Tüm dosya kapsamı birlikte değerlendirildiğinde; taraflar arasında davalı tarafından davacıya verilen borç miktarı ile yapılan ödemelerin miktarı konusunda uyuşmazlık bulunmadığı, uyuşmazlığın temelde davacı tarafından yapılan ödemelerin takip konusu senede ilişkin olup olmadığı, davacının takibe konu senet dolayısıyla davalıya borcunun bulunup bulunmadığı noktalarında toplandığı anlaşılmaktadır.
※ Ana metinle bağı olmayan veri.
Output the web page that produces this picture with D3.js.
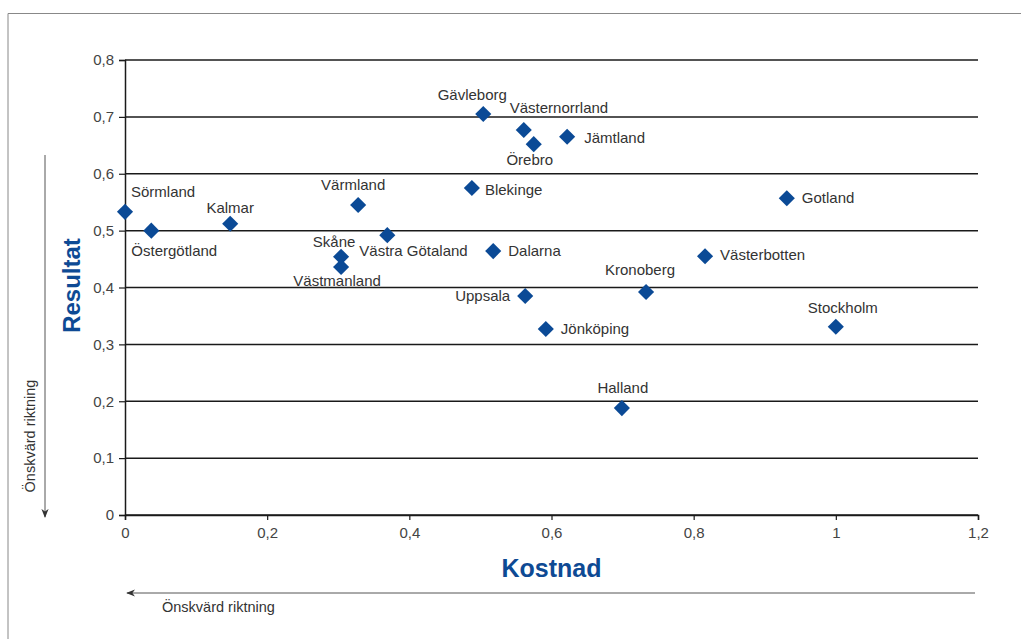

Takibe konu olup davacının keşideci, davalının lehdar olduğu senedin düzenleme tarihinin 11/07/2016, miktarının ise 70.000,00-TL olduğu; davalı tarafından aynı tarihte ve aynı miktarda, somut olarak 11/07/2016 tarihinde 70.000,00-TL miktarında banka havalesi ile "...'a borç olarak verilmiştir" açıklamasıyla borç para gönderildiği göz önüne alındığında, takibe konu bononun davalı tarafından verilen 70.000,00-TL borcun teminatı olduğu sonucuna varılmış olup (Benzer yönde: Yargıtay 19. HD'nin, 08/06/2020 tarih ve 2018-1381/879 sayılı ilamı), davacı tarafından yapılan ihtilafsız ödemeler göz önüne alındığında 70.000,00-TL miktarlı borcun kapatılmış olduğu anlaşıldığından davacının bu borcun teminatı olduğu kanaatine varılan 11/07/2016 düzenleme tarihli, 70.000,00-TL miktarlı bono dolayısıyla borçlu olmadığının kabulünün gerektiği; keza yapılan ödemelerin öncelikle eski tarihli borca istinaden yapıldığının kabulünün hayatın olağan akışına da uygun olduğu, ödemelerin başka bir borca yönelik olduğunu ispat yükü ise davalıda olup davalı tarafından usulüne uygun yazılı delillerle ispat olunamadığı; davacı tarafından yapılan ödemelere rağmen 70.000,00 TL asıl alacak, 3.347,05 TL işlemiş faiz üzerinden başlatılan icra takibinde davalının haksız ve kötü niyetli olduğu da değerlendirilerek İİK'nın 72/5 maddesi uyarınca belirlenen 14.000,00 TL kötü niyet tazminatının davalıdan tahsiline karar verilmesi gerektiği sonuç ve kanaatine varılmakla son tahlilde aşağıdaki şekilde hüküm kurulması gerekmiştir.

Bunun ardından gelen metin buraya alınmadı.